Warning: If you don't like those posts about how someone turned lyrics of some song to fit them and it gave them all this inspiration, you probably won't like this post. Enjoy my next one instead. Otherwise:
So, I've spent a ton of time stressing and worrying about my upcoming triathlon (27 days!). I'm terrified. I won't lie. I'm in deep...
But. I'm not in over my head. And if I am, I'll find out. I'm crossing that finish line...or they are picking me up on the side of the road. This revelation came this weekend. First, on my way to Dallas to visit Kayle, I was talking to my mom, and I was saying how I really was in over my head and should have waited until last year. Trying to give me that option, she mentioned that I might be able to switch to a sprint (which would still be the longest tri I've done). My immediate response was "No, I'm doing it." Yes, I probably should have waited, but I didn't. Mom always taught me to follow through with my first commitment, even if something better or more desirable comes along. Well, Mom, that stuck. I'm doing it. The fact that it was so immediate in my head and rather inconceivable to switch gave me hope.

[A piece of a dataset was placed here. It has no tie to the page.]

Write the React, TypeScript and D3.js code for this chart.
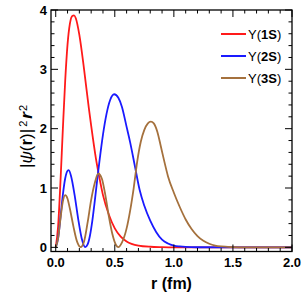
import React from "react";
import * as d3 from "d3";

const r1S = [0, 0.02, 0.04, 0.06, 0.08, 0.10, 0.12, 0.14, 0.155, 0.17, 0.20, 0.24, 0.28, 0.30, 0.34, 0.37, 0.40, 0.45, 0.50, 0.55, 0.60, 0.70, 0.80, 0.90, 1.0, 1.5, 2.0];
const v1S = [0, 0.35, 1.1, 1.98, 2.8, 3.42, 3.77, 3.90, 3.91, 3.86, 3.58, 3.0, 2.35, 2.05, 1.5, 1.17, 0.88, 0.55, 0.32, 0.18, 0.10, 0.03, 0.01, 0.004, 0.001, 0, 0];

const r2S = [0, 0.02, 0.04, 0.06, 0.08, 0.10, 0.11, 0.13, 0.16, 0.19, 0.22, 0.25, 0.27, 0.29, 0.31, 0.33, 0.35, 0.37, 0.40, 0.43, 0.46, 0.495, 0.53, 0.56, 0.60, 0.63, 0.67, 0.71, 0.75, 0.80, 0.85, 0.90, 0.95, 1.00, 1.05, 1.10, 1.20, 1.5, 2.0];
const v2S = [0, 0.15, 0.5, 0.88, 1.16, 1.29, 1.30, 1.20, 0.88, 0.48, 0.15, 0.005, 0.05, 0.2, 0.45, 0.77, 1.12, 1.45, 1.9, 2.25, 2.48, 2.58, 2.52, 2.37, 2.03, 1.77, 1.37, 0.97, 0.70, 0.45, 0.26, 0.13, 0.065, 0.03, 0.015, 0.007, 0.002, 0, 0];

const r3S = [0, 0.02, 0.04, 0.06, 0.08, 0.10, 0.12, 0.15, 0.18, 0.21, 0.24, 0.27, 0.30, 0.33, 0.36, 0.39, 0.42, 0.45, 0.48, 0.51, 0.53, 0.56, 0.60, 0.63, 0.66, 0.69, 0.72, 0.75, 0.78, 0.805, 0.83, 0.86, 0.89, 0.92, 0.95, 1.00, 1.05, 1.10, 1.15, 1.20, 1.25, 1.30, 1.35, 1.40, 1.50, 1.60, 2.0];
const v3S = [0, 0.15, 0.48, 0.77, 0.88, 0.82, 0.65, 0.35, 0.1, 0.005, 0.1, 0.42, 0.8, 1.08, 1.24, 1.16, 0.88, 0.52, 0.22, 0.04, 0.005, 0.08, 0.32, 0.62, 1.0, 1.45, 1.78, 1.98, 2.09, 2.12, 2.09, 1.95, 1.70, 1.44, 1.20, 0.92, 0.68, 0.47, 0.31, 0.19, 0.11, 0.06, 0.03, 0.015, 0.004, 0, 0];

const seriesNames = ["1S", "2S", "3S"];
const seriesColors = ["#ff1a1a", "#1a1aff", "#a5713d"];
const seriesR = [r1S, r2S, r3S];
const seriesV = [v1S, v2S, v3S];

const xMajor = [0, 0.5, 1.0, 1.5, 2.0];
const yMajor = [0, 1, 2, 3, 4];

export default function App() {
  const W = 303, H = 303;
  const left = 51, right = 292, top = 10, bottom = 251.5;
  const x = d3.scaleLinear().domain([-0.04, 2.0]).range([left, right]);
  const y = d3.scaleLinear().domain([-0.07, 4.0]).range([bottom, top]);
  const line = d3
    .line<[number, number]>()
    .x((d) => x(d[0]))
    .y((d) => y(d[1]))
    .curve(d3.curveMonotoneX);

  const xMinor = d3.range(0, 2.0001, 0.1).filter((v) => Math.abs(v / 0.5 - Math.round(v / 0.5)) > 1e-6);
  const yMinor = d3.range(0, 4.0001, 0.2).filter((v) => Math.abs(v - Math.round(v)) > 1e-6);
  const maj = 7, mnr = 3.5;
  const font = "'Liberation Sans', Arial, sans-serif";

  return (
    <svg width={W} height={H} style={{ position: "absolute", left: 0, top: 0 }} fontFamily={font}>
      <rect x={0} y={0} width={W} height={H} fill="#fff" />
      <defs>
        <clipPath id="plot">
          <rect x={left} y={top} width={right - left} height={bottom - top} />
        </clipPath>
      </defs>
      <g clipPath="url(#plot)">
        {seriesR.map((rs, i) => (
          <path
            key={i}
            d={line(rs.map((r, j) => [r, seriesV[i][j]] as [number, number])) || ""}
            fill="none"
            stroke={seriesColors[i]}
            strokeWidth={1.8}
          />
        ))}
      </g>
      <g stroke="#000" strokeWidth={1}>
        {xMajor.map((v) => (
          <g key={"xm" + v}>
            <line x1={x(v)} x2={x(v)} y1={bottom} y2={bottom - maj} />
            <line x1={x(v)} x2={x(v)} y1={top} y2={top + maj} />
          </g>
        ))}
        {xMinor.map((v) => (
          <g key={"xn" + v}>
            <line x1={x(v)} x2={x(v)} y1={bottom} y2={bottom - mnr} />
            <line x1={x(v)} x2={x(v)} y1={top} y2={top + mnr} />
          </g>
        ))}
        {yMajor.map((v) => (
          <g key={"ym" + v}>
            <line x1={left} x2={left + maj} y1={y(v)} y2={y(v)} />
            <line x1={right} x2={right - maj} y1={y(v)} y2={y(v)} />
          </g>
        ))}
        {yMinor.map((v) => (
          <g key={"yn" + v}>
            <line x1={left} x2={left + mnr} y1={y(v)} y2={y(v)} />
            <line x1={right} x2={right - mnr} y1={y(v)} y2={y(v)} />
          </g>
        ))}
      </g>
      <rect x={left} y={top} width={right - left} height={bottom - top} fill="none" stroke="#000" strokeWidth={1.3} />
      <g fontSize={13} fontWeight="bold" fill="#000">
        {xMajor.map((v) => (
          <text key={"xl" + v} x={x(v)} y={267} textAnchor="middle">
            {v.toFixed(1)}
          </text>
        ))}
        {yMajor.map((v) => (
          <text key={"yl" + v} x={47} y={y(v) + 4.5} textAnchor="end">
            {v}
          </text>
        ))}
      </g>
      <text x={(left + right) / 2} y={289} textAnchor="middle" fontSize={16} fontWeight="bold">
        r (fm)
      </text>
      <text transform="translate(32,136.5) rotate(-90)" textAnchor="middle" fontSize={17}>
        <tspan>|</tspan>
        <tspan fontStyle="italic">ψ</tspan>
        <tspan>(</tspan>
        <tspan fontWeight="bold">r</tspan>
        <tspan>)|</tspan>
        <tspan fontSize={11} dy={-5} dx={2}>2</tspan>
        <tspan fontWeight="bold" fontStyle="italic" dy={5} dx={2}>r</tspan>
        <tspan fontSize={11} dy={-5} dx={1}>2</tspan>
      </text>
      {seriesNames.map((n, i) => {
        const ly = 34 + i * 22;
        return (
          <g key={n}>
            <line x1={221} x2={246} y1={ly} y2={ly} stroke={seriesColors[i]} strokeWidth={2} />
            <text x={248} y={ly + 4.5} fontSize={13}>
              <tspan>Υ(</tspan>
              <tspan fontWeight="bold">{n}</tspan>
              <tspan>)</tspan>
            </text>
          </g>
        );
      })}
    </svg>
  );
}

Secondly, on my way home, I was listening to the Wicked soundtrack I took from Kayle, I started listening to one of the songs...and I really felt it applied to me. It gave me inspiration. I'm defying gravity...or I will in September.

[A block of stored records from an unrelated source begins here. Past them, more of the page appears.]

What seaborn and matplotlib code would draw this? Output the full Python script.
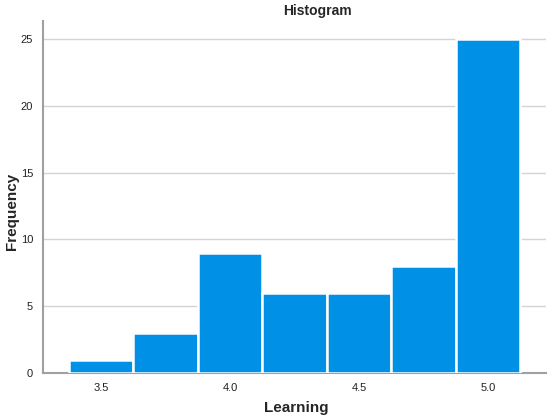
import numpy as np
import pandas as pd
import matplotlib
matplotlib.use("Agg")
import matplotlib.pyplot as plt
import seaborn as sns

# bin centers (Learning score) and their frequencies
bin_centers = [3.5, 3.75, 4.0, 4.25, 4.5, 4.75, 5.0]
counts = [1, 3, 9, 6, 6, 8, 25]
x_ticks = [3.5, 4.0, 4.5, 5.0]
y_ticks = [0, 5, 10, 15, 20, 25]

df = pd.DataFrame({"Learning": bin_centers, "count": counts})
edges = [c - 0.125 for c in bin_centers] + [bin_centers[-1] + 0.125]

sns.set_style("white")
plt.rcParams["font.family"] = ["Liberation Sans", "DejaVu Sans"]

fig = plt.figure(figsize=(5.5, 4.2), dpi=100)
ax = fig.add_axes([0.078, 0.112, 0.915, 0.838])

sns.histplot(data=df, x="Learning", weights="count", bins=edges, ax=ax,
             color="#0091E6", alpha=1, edgecolor="white", linewidth=1.8, zorder=3)

ax.set_xlim(3.275, 5.225)
ax.set_ylim(0, 26.35)
ax.set_xticks(x_ticks)
ax.set_xticklabels([f"{v:.1f}" for v in x_ticks])
ax.set_yticks(y_ticks)
ax.yaxis.grid(True, color="#d4d4d4", linewidth=1.0, zorder=0)
ax.set_axisbelow(True)
ax.tick_params(axis="both", length=0, labelsize=8, colors="#222222", pad=7)

for side in ["top", "right"]:
    ax.spines[side].set_visible(False)
for side in ["left", "bottom"]:
    ax.spines[side].set_color("#a0a0a0")
    ax.spines[side].set_linewidth(1.5)

ax.set_xlabel("Learning", fontsize=11, fontweight="bold", va="center")
ax.set_ylabel("Frequency", fontsize=11, fontweight="bold", va="center")
ax.xaxis.set_label_coords(0.503, -0.099)
ax.yaxis.set_label_coords(-0.062, 0.46)
fig.text(317 / 550, 1 - 11 / 420, "Histogram", ha="center", va="center",
         fontsize=10, fontweight="bold")

fig.savefig("out.png", dpi=100)
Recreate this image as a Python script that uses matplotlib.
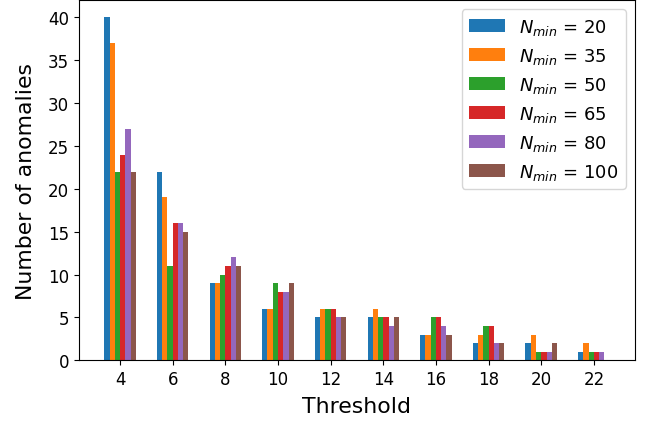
import numpy as np
from matplotlib import pyplot as plt

thresholds = [4, 6, 8, 10, 12, 14, 16, 18, 20, 22]
n_min = [20, 35, 50, 65, 80, 100]

# anomalies per threshold, one list per N_min
counts_20 = [40, 22, 9, 6, 5, 5, 3, 2, 2, 1]
counts_35 = [37, 19, 9, 6, 6, 6, 3, 3, 3, 2]
counts_50 = [22, 11, 10, 9, 6, 5, 5, 4, 1, 1]
counts_65 = [24, 16, 11, 8, 6, 5, 5, 4, 1, 1]
counts_80 = [27, 16, 12, 8, 5, 4, 4, 2, 1, 1]
counts_100 = [22, 15, 11, 9, 5, 5, 3, 2, 2, 0]

series = [counts_20, counts_35, counts_50, counts_65, counts_80, counts_100]

fig = plt.figure(figsize=(6.49, 4.27), dpi=100)
ax = fig.add_subplot(111)
fig.subplots_adjust(left=0.1217, right=0.9784, top=0.997, bottom=0.154)

width = 0.2
x = np.array(thresholds, dtype=float)
for i, (n, vals) in enumerate(zip(n_min, series)):
    ax.bar(x + (i - 2.5) * width, vals, width, label=r'$N_{min}$ = %d' % n)

ax.set_xticks(thresholds)
ax.tick_params(labelsize=12)
ax.set_xlabel('Threshold', fontsize=15.8, labelpad=6)
ax.set_ylabel('Number of anomalies', fontsize=15.8, labelpad=9)
ax.legend(loc='upper right', fontsize=13)

plt.savefig('out.png', dpi=100)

"I'm through accepting limits 'cause someone says they're so. Some things I cannot change, but 'til I try, I'll never know! ... I'm defying gravity and you can't pull me down!"
Fortunately, I have a very supportive cast (get it). I'm really the only person telling me I can't do it. I'm the one giving myself the limits. Saying I can't do this. Everyone else is telling me I can, actually. I say, 'I'm nonathletic and will be competing against really serious athletes here.' But I have to try. As Kayle said before our 33-mile bike ride: "If you're not in over your head, how do you know how tall you are?"
Then later in the song:
"To those who'd ground me, take a message back from me. Tell them how I am defying gravity. I'm flying high, defying gravity!"
This part may make me sound a little crazy because I have to talk about talking to myself. One part of me is saying "No, silly, you can't do this. Stick to the sprints." Well, I need to send the message from the other half of my brain, telling it, "Hey, we're doing this. Something amazing. Something unbelievable. Believe it. We're doing it."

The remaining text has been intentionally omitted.